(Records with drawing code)
——————————

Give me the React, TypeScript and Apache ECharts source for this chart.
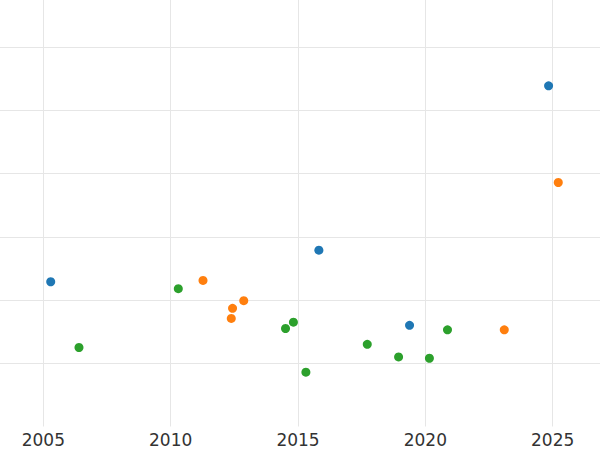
import React, { useEffect, useRef } from "react";
import * as echarts from "echarts";

// Group 1 (blue)
const blueYears = [2005.29, 2015.82, 2019.38, 2024.84];
const blueValues = [2.29, 2.79, 1.6, 5.39];
// Group 2 (orange)
const orangeYears = [2011.27, 2012.43, 2012.38, 2012.87, 2023.1, 2025.22];
const orangeValues = [2.31, 1.87, 1.71, 1.99, 1.53, 3.86];
// Group 3 (green)
const greenYears = [2006.4, 2010.3, 2014.51, 2014.82, 2015.31, 2017.72, 2018.95, 2020.16, 2020.87];
const greenValues = [1.25, 2.18, 1.55, 1.65, 0.86, 1.3, 1.1, 1.08, 1.53];

const xTickLabels = ["2005", "2010", "2015", "2020", "2025"];

const zip = (xs: number[], ys: number[]) => xs.map((x, i) => [x, ys[i]]);

export default function App() {
  const ref = useRef<HTMLDivElement>(null);
  useEffect(() => {
    if (!ref.current) return;
    const chart = echarts.init(ref.current, null, { renderer: "svg" });
    const grid = "#e6e6e6";
    chart.setOption({
      animation: false,
      backgroundColor: "#ffffff",
      grid: {
        left: -84,
        right: -80,
        top: -16,
        bottom: 23.5,
        containLabel: false,
        outerBoundsMode: "none",
      },
      xAxis: {
        type: "value",
        min: 2000,
        max: 2030,
        interval: 5,
        axisLine: { show: false },
        axisTick: { show: false },
        axisLabel: {
          margin: 5,
          fontSize: 17,
          fontFamily: "DejaVu Sans",
          color: "#333333",
          formatter: (v: number) => (xTickLabels.includes(String(v)) ? String(v) : ""),
        },
        splitLine: { show: true, lineStyle: { color: grid, width: 1 } },
      },
      yAxis: {
        type: "value",
        min: 0,
        max: 7,
        interval: 1,
        axisLine: { show: false },
        axisTick: { show: false },
        axisLabel: { show: false },
        splitLine: { show: true, showMinLine: false, lineStyle: { color: grid, width: 1 } },
      },
      series: [
        { name: "blue", type: "scatter", symbolSize: 9, itemStyle: { color: "#1f77b4", opacity: 1 }, data: zip(blueYears, blueValues) },
        { name: "orange", type: "scatter", symbolSize: 9, itemStyle: { color: "#ff7f0e", opacity: 1 }, data: zip(orangeYears, orangeValues) },
        { name: "green", type: "scatter", symbolSize: 9, itemStyle: { color: "#2ca02c", opacity: 1 }, data: zip(greenYears, greenValues) },
      ],
    });
    return () => chart.dispose();
  }, []);
  return <div ref={ref} style={{ width: 600, height: 450, position: "absolute", left: 0, top: 0 }} />;
}
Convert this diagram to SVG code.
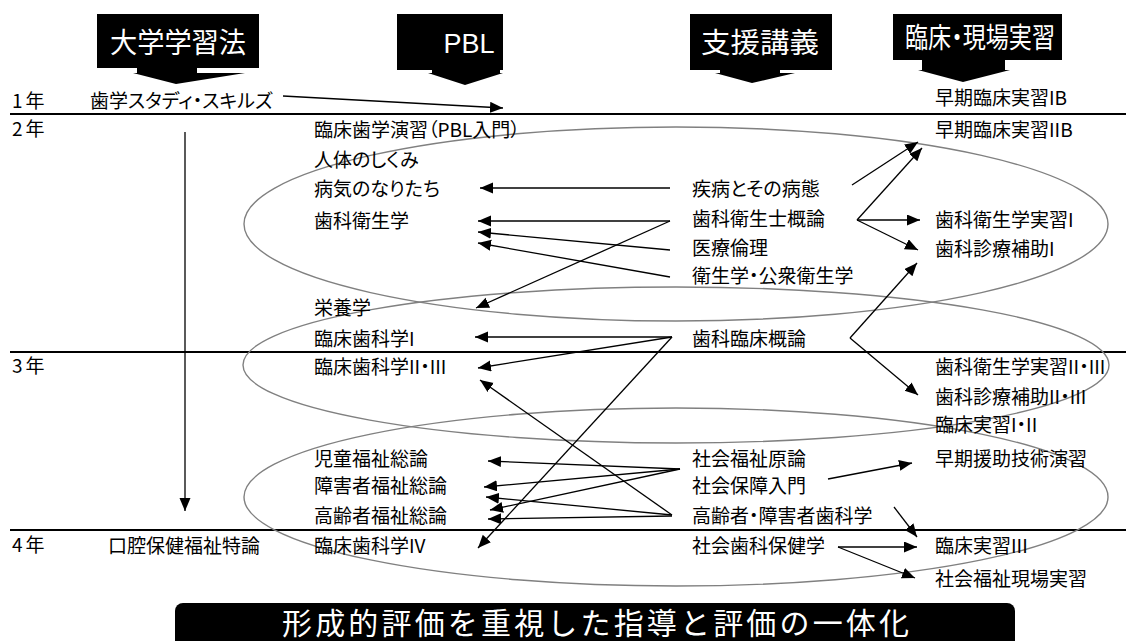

——————————

PROBLEM DESCRIPTION:
Find "React". Copy every line it occurs in.

SOLUTION FOR THIS EXERCISE:
Give me the React, TypeScript and Apache ECharts source for this chart.
import React, { useEffect, useRef } from "react";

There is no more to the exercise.